One great, shattering scene almost redeems this repetitive and strangely unfocused attempt to deal with the last days of baseball legend Ty Cobb.

The 72-year-old Cobb, played by Tommy Lee Jones, is attending a Cooperstown Hall of Fame testimonial banquet and watching old newsreels of his triumphs. Everyone else in the room is reminded of the successful athlete, but Cobb experiences a wrenching series of flashbacks. The old films trigger memories that are unbearably painful because they reveal what a monster he was and is.

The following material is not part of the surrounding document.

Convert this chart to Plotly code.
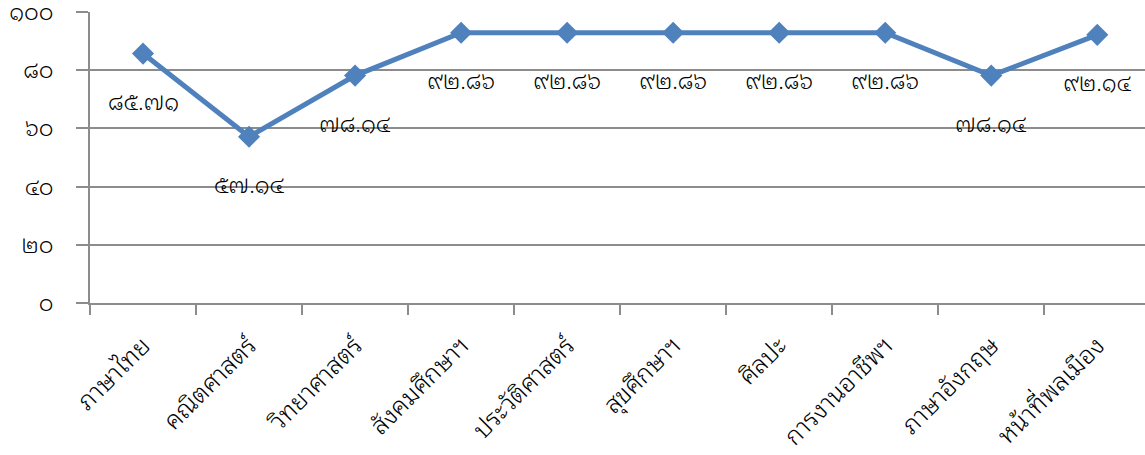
import plotly.graph_objects as go

categories = ["ภาษาไทย", "คณิตศาสตร์", "วิทยาศาสตร์", "สังคมศึกษาฯ", "ประวัติศาสตร์",
              "สุขศึกษาฯ", "ศิลปะ", "การงานอาชีพฯ", "ภาษาอังกฤษ", "หน้าที่พลเมือง"]
values = [85.71, 57.14, 78.14, 92.86, 92.86, 92.86, 92.86, 92.86, 78.14, 92.14]
value_labels = ["๘๕.๗๑", "๕๗.๑๔", "๗๘.๑๔", "๙๒.๘๖", "๙๒.๘๖", "๙๒.๘๖", "๙๒.๘๖", "๙๒.๘๖", "๗๘.๑๔", "๙๒.๑๔"]
y_tick_vals = [0, 20, 40, 60, 80, 100]
y_tick_text = ["๐", "๒๐", "๔๐", "๖๐", "๘๐", "๑๐๐"]

FONT = "'Noto Sans Thai Looped', 'Noto Sans Thai', sans-serif"
GRID = "#8c8c8c"
BLUE = "#4F81BD"

fig = go.Figure()
fig.add_trace(go.Scatter(
    x=categories, y=values, mode="lines+markers",
    line=dict(color=BLUE, width=5),
    marker=dict(symbol="diamond", size=17, color=BLUE),
    hoverinfo="skip", showlegend=False,
))

for c, v, t in zip(categories, values, value_labels):
    fig.add_annotation(x=c, y=v, text=t, showarrow=False, yshift=-46,
                       font=dict(family=FONT, size=23, color="#000", weight=300))

fig.update_layout(
    width=1145, height=455,
    margin=dict(l=90, r=0, t=12, b=152),
    paper_bgcolor="white", plot_bgcolor="white",
    font=dict(family=FONT, size=18, color="#000", weight=300),
)
fig.update_xaxes(
    type="category", range=[-0.5, 9.45], automargin=False,
    showline=True, linecolor=GRID, linewidth=2,
    ticks="outside", tickson="boundaries", ticklen=10, tickcolor=GRID, tickwidth=2,
    tickangle=-45, showgrid=False, ticklabelstandoff=16,
    tickfont=dict(size=25, weight=300),
)
fig.update_yaxes(
    range=[0, 100], tickvals=y_tick_vals, ticktext=y_tick_text, automargin=False,
    showline=True, linecolor=GRID, linewidth=2,
    ticks="outside", ticklen=12, tickcolor=GRID, tickwidth=2,
    showgrid=True, gridcolor=GRID, gridwidth=2, zeroline=False,
    ticklabelstandoff=18, ticklabeloverflow="allow",
    tickfont=dict(size=23, weight=300),
)

fig.write_html("out.html", config={"displayModeBar": False},
               post_script="document.body.style.margin='0';")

"Cobb" is not a biography in the conventional sense. Ken Burns' "Baseball" does a better job of demonstrating why Cobb was important to the game, what he accomplished professionally, and why people put up with his ugly side.

The script by sports-movie veteran Ron Shelton ("Bull Durham," "White Men Can't Jump") is an understandable but rather monotonous attempt to deal with the differences between hard truth and media-created mirages.

It's almost a two-character epic, with Jones as Cobb spending most of the movie's 120-minute running time trying to convince his hired biographer, sportswriter Al Stump (played by Robert Wuhl), to sanitize him and present him as someone other than a racist, cruel, abusive bully.

The theme recalls John Ford's 1962 Western, "The Man Who Shot Liberty Valance," in which the identity of the man who rid a community of a murderous outlaw is deliberately suppressed in order to create a hero. "Print the legend" was Ford's ironic conclusion.

The conclusion of "Cobb" is more ambivalent. Stump did print the legend when he published "My Life in Baseball: The True Record" after Cobb's death in the early 1960s. Years later, however, he regretted the whitewash. Pieces of the true Cobb began to appear in Stump's magazine articles in the 1970s and 1980s; his warts-and-all book, "Cobb: A Biography," was published in late 1994.

Unfortunately, the movie just makes Stump look like a self-important jerk, possibly a bigger jerk than Cobb, and Wuhl's affable, weightless performance doesn't help. The fact that Cobb's reputation was already pretty terrible when he died also makes the entire setup seem rather pointless. Why try to hide something that's in plain sight?

Has the Oscar curse afflicted Tommy Lee Jones? He was all over the place last summer, following up his shrewd, witty performance in "The Fugitive" by hamming his way through "Blown Away," "The Client" and "Natural Born Killers." As Cobb, he continues in that exhausting vein. He hasn't been on-screen more than 10 minutes before he's worn out his welcome. He's certainly captured Cobb's obnoxious qualities, but he's less successful at suggesting Cobb's sly humor and his surprisingly charitable side.

Jones' most subtle, intelligent "recent" work, as Jessica Lange's beleaguered husband in "Blue Sky," was actually filmed more than three years ago. The movie just didn't get released until last fall. Its delayed appearance is an uncomfortable reminder of what fame and a busy work schedule (or something) seems to have cost him.